Super-heróis de correntes as mais variadas, dos mais solares ao mais chegados ao mundo das trevas, têm um ponto em comum: lutam contra as memórias de uma infância triste, que, claro, ficam naquele eterno vaivém que os predispõem a se lançar a empreitadas cada vez mais arriscadas, quiçá até suicidas, visando não somente o bem da humanidade, mas um acerto de contas com sua própria vida. Elektra Natchios, uma matadora de aluguel com um passado sombrio, aceita uma nova encomenda movida por um sentimento de autoafirmação (e dois milhões de dólares), mas acaba desistindo, o que significa assinar uma sentença de morte. Elektra, a personagem-título do filme de Rob Bowman, fez sua estreia na tela grande em “Demolidor: O Homem sem Medo” (2003), de Mark Steven Johnson, despertou tamanho interesse que ganhou vida própria. O roteiro de Johnson, Frank Miller e Zak Penn ilumina os recônditos obscuros da personalidade de Elektra de modo a oferecer possíveis justificativas para o jeito como escolhe viver, sugerindo também mudanças de percurso. Tudo de acordo com as soluções ligeiras das histórias em quadrinhos da Marvel.
A fotografia de Bill Roe enche de um tom soturno boa parte dos 104 minutos do filme, e Elektra é mostrada como uma mulher que persevera para mudar de vida e dessa forma redimir-se consigo mesma. Os conflitos internos da protagonista viram um material de que Bowman tira máximo proveito, num esforço sincero de fazer dela uma figura independente, mas apagar “Demolidor” do currículo de Elektra, além de desonesto, veda a muitos plena compreensão do enredo. A Ordem da Mão, uma organização japonesa secreta, está em busca de um certo tesouro, e aí começam os problemas. Águias, lobos e cobras saem das tatuagens de seus membros e atacam pessoas, e quando não estão encastelados num escritório no alto de um arranha-céu de Tóquio, esses criminosos ocupam-se em encharcar-se de saquê e desfiar anedotas de que só eles ririam. O diretor recorre a flashbacks na intenção de sublinhar a infância desditosa de Elektra, e tem-se uma ideia de sua resistência a certos ambientes e sua preferência por outros.

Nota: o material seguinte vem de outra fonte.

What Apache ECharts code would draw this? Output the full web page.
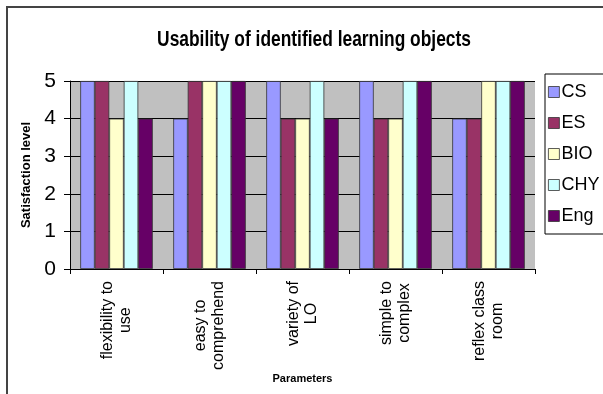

Jennifer Garner faz quase tudo o que está ao seu alcance, mas as cenas de luta, que tomam forma sem muito preparo e se encerram pouco depois, comprometem o desempenho da atriz. As interações de Garner com Terence Stamp, na pele de Stick, um mestre de artes marciais cego, tinham o potencial de conferir uma medida generosa de substância dramática, especialmente no que resta apenas subentendido, mas são comprometidas pela afobação de Bowman. Goran Višnjić e Kirsten Prout tampouco ganham o destaque que serviria de mote para um segmento considerável do filme e dessa maneira “Elektra” termina como começou: no escuro.